Finding all the pieces…

Try as I might, attempting to pinpoint all the pieces in the puzzle of life is exhausting.  Bits ‘n pieces are hiding all throughout.  Some plainly in vision, while others remain tucked deep away where eyes have not seen and ears have not heard. Whether it’s the smallest of your hearts desires or the grandest of life’s adventures each serves a purpose, helping to get you to where you are destined to be in life.

The kicker of the whole thing is that where you think you should be or where you want to be may not necessarily be in your life’s plan.  While you have wants, desires and needs and can control some things in life, the greater scheme of things is not in your control.  How you handle and react to all that is thrown your way is something you have control over.  Remembering that is a challenge for me.

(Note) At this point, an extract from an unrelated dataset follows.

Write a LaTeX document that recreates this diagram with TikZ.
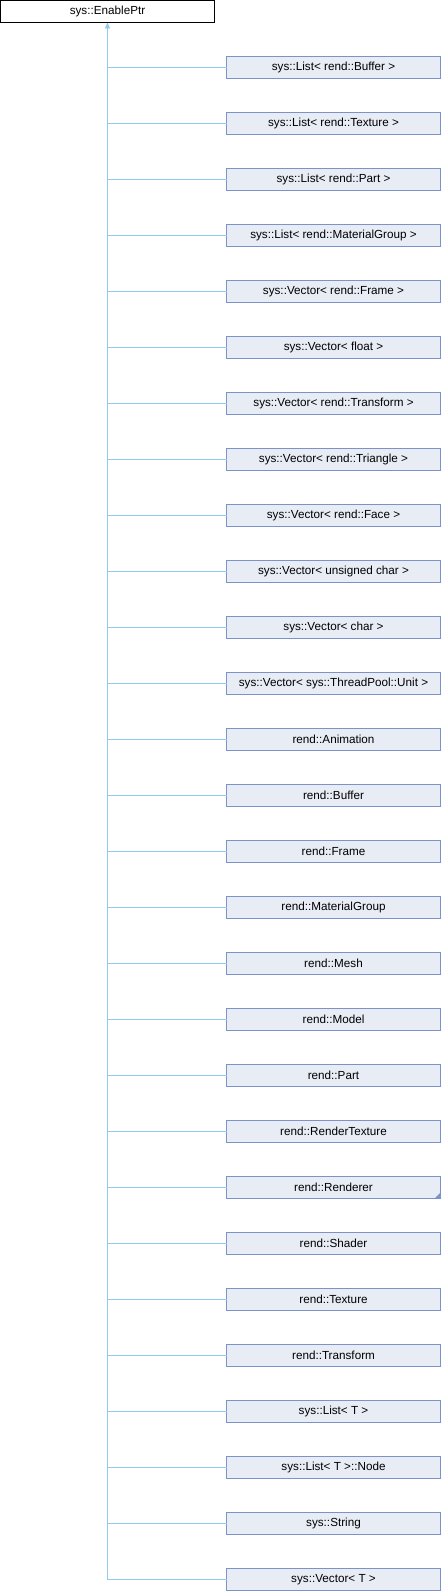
\documentclass[tikz,border=0pt]{standalone}
\usepackage{fontspec}
\setmainfont{Liberation Sans}
\usepackage{tikz}
\usetikzlibrary{positioning, arrows.meta}

\definecolor{boxfill}{HTML}{E8ECF5}
\definecolor{boxline}{HTML}{7B93C9}
\definecolor{edgeline}{HTML}{92CAEE}

\tikzset{
    basebox/.style={draw=black, fill=white, line width=0.8pt, outer sep=0pt, minimum width=214pt, minimum height=22pt, inner sep=0pt, font=\fontsize{11.7}{13}\selectfont},
    classbox/.style={draw=boxline, fill=boxfill, line width=0.8pt, outer sep=0pt, minimum width=214pt, minimum height=22pt, inner sep=0pt, font=\fontsize{11.7}{13}\selectfont},
    edge/.style={draw=edgeline, line width=0.8pt}
}

\begin{document}
\begin{tikzpicture}[x=1pt, y=1pt, node distance=34pt]
    \useasboundingbox (0,0) rectangle (442,-1592);
    \node[basebox, anchor=north west] (enableptr) at (0.5,-0.5) {sys::EnablePtr};
    \node[classbox, anchor=north west] (list_buffer) at (226.5,-56.5) {sys::List< rend::Buffer >};
    \node[classbox, below=of list_buffer] (list_texture) {sys::List< rend::Texture >};
    \node[classbox, below=of list_texture] (list_part) {sys::List< rend::Part >};
    \node[classbox, below=of list_part] (list_matgroup) {sys::List< rend::MaterialGroup >};
    \node[classbox, below=of list_matgroup] (vec_frame) {sys::Vector< rend::Frame >};
    \node[classbox, below=of vec_frame] (vec_float) {sys::Vector< float >};
    \node[classbox, below=of vec_float] (vec_transform) {sys::Vector< rend::Transform >};
    \node[classbox, below=of vec_transform] (vec_triangle) {sys::Vector< rend::Triangle >};
    \node[classbox, below=of vec_triangle] (vec_face) {sys::Vector< rend::Face >};
    \node[classbox, below=of vec_face] (vec_uchar) {sys::Vector< unsigned char >};
    \node[classbox, below=of vec_uchar] (vec_char) {sys::Vector< char >};
    \node[classbox, below=of vec_char] (vec_unit) {sys::Vector< sys::ThreadPool::Unit >};
    \node[classbox, below=of vec_unit] (animation) {rend::Animation};
    \node[classbox, below=of animation] (buffer) {rend::Buffer};
    \node[classbox, below=of buffer] (frame) {rend::Frame};
    \node[classbox, below=of frame] (matgroup) {rend::MaterialGroup};
    \node[classbox, below=of matgroup] (mesh) {rend::Mesh};
    \node[classbox, below=of mesh] (model) {rend::Model};
    \node[classbox, below=of model] (part) {rend::Part};
    \node[classbox, below=of part] (rendertexture) {rend::RenderTexture};
    \node[classbox, below=of rendertexture] (renderer) {rend::Renderer};
    \node[classbox, below=of renderer] (shader) {rend::Shader};
    \node[classbox, below=of shader] (texture) {rend::Texture};
    \node[classbox, below=of texture] (transform) {rend::Transform};
    \node[classbox, below=of transform] (list_t) {sys::List< T >};
    \node[classbox, below=of list_t] (list_node) {sys::List< T >::Node};
    \node[classbox, below=of list_node] (string) {sys::String};
    \node[classbox, below=of string] (vec_t) {sys::Vector< T >};
    % more children
    \fill[boxline] (renderer.south east) -- ++(-6,0) -- ++(6,6) -- cycle;

    \draw[edge, -{Triangle[width=5pt, length=6pt, fill=edgeline]}] (vec_t.west -| enableptr.south) -- (enableptr.south);
    \draw[edge] (list_buffer.west) -- (list_buffer.west -| enableptr.south);
    \draw[edge] (list_texture.west) -- (list_texture.west -| enableptr.south);
    \draw[edge] (list_part.west) -- (list_part.west -| enableptr.south);
    \draw[edge] (list_matgroup.west) -- (list_matgroup.west -| enableptr.south);
    \draw[edge] (vec_frame.west) -- (vec_frame.west -| enableptr.south);
    \draw[edge] (vec_float.west) -- (vec_float.west -| enableptr.south);
    \draw[edge] (vec_transform.west) -- (vec_transform.west -| enableptr.south);
    \draw[edge] (vec_triangle.west) -- (vec_triangle.west -| enableptr.south);
    \draw[edge] (vec_face.west) -- (vec_face.west -| enableptr.south);
    \draw[edge] (vec_uchar.west) -- (vec_uchar.west -| enableptr.south);
    \draw[edge] (vec_char.west) -- (vec_char.west -| enableptr.south);
    \draw[edge] (vec_unit.west) -- (vec_unit.west -| enableptr.south);
    \draw[edge] (animation.west) -- (animation.west -| enableptr.south);
    \draw[edge] (buffer.west) -- (buffer.west -| enableptr.south);
    \draw[edge] (frame.west) -- (frame.west -| enableptr.south);
    \draw[edge] (matgroup.west) -- (matgroup.west -| enableptr.south);
    \draw[edge] (mesh.west) -- (mesh.west -| enableptr.south);
    \draw[edge] (model.west) -- (model.west -| enableptr.south);
    \draw[edge] (part.west) -- (part.west -| enableptr.south);
    \draw[edge] (rendertexture.west) -- (rendertexture.west -| enableptr.south);
    \draw[edge] (renderer.west) -- (renderer.west -| enableptr.south);
    \draw[edge] (shader.west) -- (shader.west -| enableptr.south);
    \draw[edge] (texture.west) -- (texture.west -| enableptr.south);
    \draw[edge] (transform.west) -- (transform.west -| enableptr.south);
    \draw[edge] (list_t.west) -- (list_t.west -| enableptr.south);
    \draw[edge] (list_node.west) -- (list_node.west -| enableptr.south);
    \draw[edge] (string.west) -- (string.west -| enableptr.south);
    \draw[edge] (vec_t.west) -- (vec_t.west -| enableptr.south);
\end{tikzpicture}
\end{document}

Sometimes I find myself questioning things and wondering what makes people act and react the way they do.  It can be quite perplexing at times…

“Why do bad things happen to good people?”

“Why is it so easy for people to be dishonest?”

“Why would a person be brought into my life only to be taken away for one reason or another?”

“How can a person say meaningful things to you one minute, then act like you don’t exist the next?”

Have I come up with answers to any of these questions?  No, not even close actually. Guess I’ll be left to wonder.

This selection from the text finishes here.